A Formula to Turn Skeptics Into Believers

By Heather Baldwin

As you complete your presentation, the prospect raises his eyebrows in disbelief. He asks: Your product can save my company 65% of its computer support costs? It sounds a little too good to be true, he says. To convince him your claims are valid, try using a proof statement, says Jerry Vass, author of Soft Selling in a Hard World: Plain Talk on the Art of Persuasion (Running Press, 1998). A proof statement contains “facts, figures, testimonials, parallel circumstances and anything else that is tangible, quantifiable or real,” says Vass. It is a material representation, not hearsay or guesswork.

Proof statements include the following elements in this order: the stated benefit (not the feature) you are about to prove; the facts, figures and opinions of experts in the field, testimonials and other tangible information that are quantifiable and real that prove the benefit; and then how those facts apply the benefit to the buyer. Take the example of the prospect who is skeptical that the presenter could really save him so much money. In response to his skepticism, the presenter’s proof statement might say: ABC Computer Company can save you 65% of your computer support costs (state the benefit), according to a November 2003 Analyst & Co. survey of 62 user firms (prove the benefit). For your firm that could mean time savings of 1,160 man-hours every year, or about $45,000 (apply the benefit to the buyer).

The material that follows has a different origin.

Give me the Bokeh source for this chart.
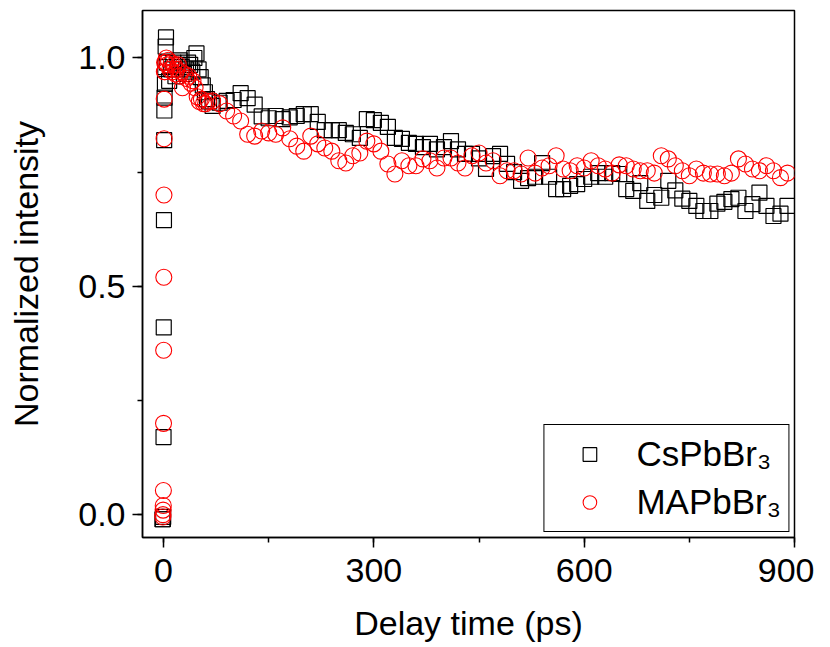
from bokeh.plotting import figure
from bokeh.models import Range1d, SingleIntervalTicker, Legend, LegendItem, PrintfTickFormatter
from bokeh.embed import file_html
from bokeh.resources import INLINE

# ---- data ----
cs_time = [-1.5, -1.0, -0.5, 0.0, 0.3, 0.6, 0.9, 1.2, 1.5, 2.0, 2.5, 3.0, 3.5,
           5, 8, 11, 14, 17, 20, 23, 26, 29, 32, 35, 38, 41, 44, 47, 50, 53, 56, 59, 62, 65,
           70, 80, 90, 100, 110, 120, 130, 140, 150, 160, 170, 180, 190, 200,
           210, 220, 230, 240, 250, 260, 270, 280, 290, 300, 310, 320, 330, 340,
           350, 360, 370, 380, 390, 400, 410, 420, 430, 440, 450, 460, 470, 480,
           490, 500, 510, 520, 530, 540, 550, 560, 570, 580, 590, 600, 610, 620,
           630, 640, 650, 660, 670, 680, 690, 700, 710, 720, 730, 740, 750, 760,
           770, 780, 790, 800, 810, 820, 830, 840, 850, 860, 870, 880, 890]
cs_int = [-0.01, -0.01, -0.005, 0.17, 0.41, 0.645, 0.82, 0.885, 0.913, 0.943, 0.98, 1.025, 1.045,
          0.99, 0.95, 0.975, 0.99, 0.96, 0.985, 0.995, 0.98, 0.965, 0.975, 0.99, 0.985, 0.97, 1.0, 1.01, 0.975, 0.958, 0.94, 0.925, 0.91, 0.905,
          0.895, 0.902, 0.906, 0.908, 0.923, 0.912, 0.898, 0.872, 0.868, 0.873, 0.866, 0.870, 0.873, 0.877,
          0.877, 0.860, 0.842, 0.842, 0.842, 0.836, 0.833, 0.825, 0.866, 0.864, 0.858, 0.849, 0.825, 0.823,
          0.814, 0.812, 0.805, 0.812, 0.800, 0.805, 0.818, 0.800, 0.790, 0.790, 0.780, 0.757, 0.785, 0.790,
          0.768, 0.750, 0.731, 0.737, 0.740, 0.770, 0.740, 0.713, 0.713, 0.720, 0.724, 0.735, 0.740, 0.748,
          0.740, 0.748, 0.746, 0.713, 0.709, 0.726, 0.687, 0.700, 0.694, 0.731, 0.710, 0.692, 0.687, 0.676,
          0.665, 0.665, 0.681, 0.685, 0.691, 0.694, 0.665, 0.680, 0.705, 0.676, 0.654, 0.659, 0.676]

ma_time = [-1.0, -0.8, -0.6, -0.4, -0.2, 0.0, 0.2, 0.4, 0.6, 0.8, 1.0, 1.2, 1.5,
           2, 3, 4, 5, 7, 9, 11, 13, 15, 17, 19, 21, 23, 25, 27, 30, 33, 36, 39, 42, 45, 48, 51, 54, 57, 60, 64,
           70, 80, 90, 100, 110, 120, 130, 140, 150, 160, 170, 180, 190, 200,
           210, 220, 230, 240, 250, 260, 270, 280, 290, 300, 310, 320, 330, 340,
           350, 360, 370, 380, 390, 400, 410, 420, 430, 440, 450, 460, 470, 480,
           490, 500, 510, 520, 530, 540, 550, 560, 570, 580, 590, 600, 610, 620,
           630, 640, 650, 660, 670, 680, 690, 700, 710, 720, 730, 740, 750, 760,
           770, 780, 790, 800, 810, 820, 830, 840, 850, 860, 870, 880, 890]
ma_int = [-0.005, 0.0, 0.01, 0.02, 0.053, 0.20, 0.36, 0.52, 0.70, 0.823, 0.91, 0.97, 0.99,
          0.97, 0.99, 1.0, 0.985, 0.995, 0.975, 0.99, 0.97, 0.985, 0.965, 0.975, 0.985, 0.96, 0.97, 0.935, 0.965, 0.955, 0.96, 0.945, 0.95, 0.935, 0.915, 0.905, 0.91, 0.90, 0.90, 0.905,
          0.906, 0.900, 0.884, 0.873, 0.862, 0.833, 0.829, 0.840, 0.836, 0.833, 0.847, 0.823, 0.807, 0.796,
          0.829, 0.812, 0.803, 0.796, 0.775, 0.770, 0.786, 0.792, 0.818, 0.812, 0.796, 0.768, 0.746, 0.775,
          0.764, 0.764, 0.779, 0.775, 0.759, 0.781, 0.781, 0.770, 0.759, 0.786, 0.792, 0.770, 0.775, 0.742,
          0.753, 0.753, 0.746, 0.781, 0.748, 0.759, 0.764, 0.786, 0.757, 0.753, 0.764, 0.759, 0.775, 0.764,
          0.757, 0.748, 0.766, 0.764, 0.757, 0.753, 0.753, 0.748, 0.786, 0.779, 0.764, 0.753, 0.742, 0.757,
          0.748, 0.746, 0.746, 0.742, 0.748, 0.779, 0.768, 0.757, 0.753, 0.764, 0.753, 0.738, 0.748]

series_labels = ["CsPbBr\u2083", "MAPbBr\u2083"]
x_label = "Delay time (ps)"
y_label = "Normalized intensity"

FONT = "Liberation Sans"

p = figure(frame_width=652, frame_height=527,
           x_range=Range1d(-30, 900), y_range=Range1d(-0.05, 1.104),
           output_backend="svg", toolbar_location=None,
           min_border_left=142, min_border_right=20, min_border_top=10, min_border_bottom=108)

p.grid.visible = False
p.outline_line_color = "black"
p.outline_line_width = 1.5
p.outline_line_alpha = 1.0

r_cs = p.scatter(cs_time, cs_int, marker="square", size=15, fill_color=None,
                 line_color="black", line_width=1.2)
r_ma = p.scatter(ma_time, ma_int, marker="circle", size=16, fill_color=None,
                 line_color="#ff0000", line_width=1.1)

p.xaxis.ticker = SingleIntervalTicker(interval=300, num_minor_ticks=2)
p.yaxis.ticker = SingleIntervalTicker(interval=0.5, num_minor_ticks=2)
p.xaxis.axis_label = x_label
p.yaxis.axis_label = y_label
p.yaxis.formatter = PrintfTickFormatter(format="%.1f")

for ax in (p.xaxis[0], p.yaxis[0]):
    ax.axis_line_width = 1.5
    ax.major_tick_line_width = 1.5
    ax.minor_tick_line_width = 1.5
    ax.major_tick_out = 10
    ax.major_tick_in = 0
    ax.minor_tick_out = 5
    ax.minor_tick_in = 0
    ax.major_label_text_font = FONT
    ax.major_label_text_font_size = "34px"
    ax.major_label_text_color = "black"
    ax.axis_label_text_font = FONT
    ax.axis_label_text_font_size = "34px"
    ax.axis_label_text_font_style = "normal"
    ax.axis_label_text_color = "black"

p.xaxis.major_label_standoff = 11
p.xaxis.axis_label_standoff = 19
p.yaxis.major_label_standoff = 7
p.yaxis.axis_label_standoff = 30

legend = Legend(items=[LegendItem(label=series_labels[0], renderers=[r_cs]),
                       LegendItem(label=series_labels[1], renderers=[r_ma])],
                location="bottom_right")
legend.margin = 5
legend.padding = 7
legend.spacing = 4
legend.label_height = 44
legend.glyph_height = 34
legend.glyph_width = 76
legend.label_standoff = 9
legend.label_text_font = FONT
legend.label_text_font_size = "35px"
legend.label_text_color = "black"
legend.border_line_color = "black"
legend.border_line_alpha = 1.0
legend.border_line_width = 1
legend.background_fill_alpha = 1.0
p.add_layout(legend)

open("out.html", "w").write(file_html(p, INLINE))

As another example, say you sell CRM software and a prospect says your projected customer retention figures sound a little optimistic. Your proof statement might be this: Happy Customer Software can boost your customer retention rate by 80% within 1 year. An independent study by Hart & Co. shows we’ve achieved this with six other customers in your industry facing similar business challenges. For your company that could mean the retention of 1,200 customers a year for an additional $2.5 million in revenue.It’s tough to argue with hard facts. That’s why proof statements make you look honest, prepared, competent and credible—the very traits customers are looking for in a sales rep, says Vass.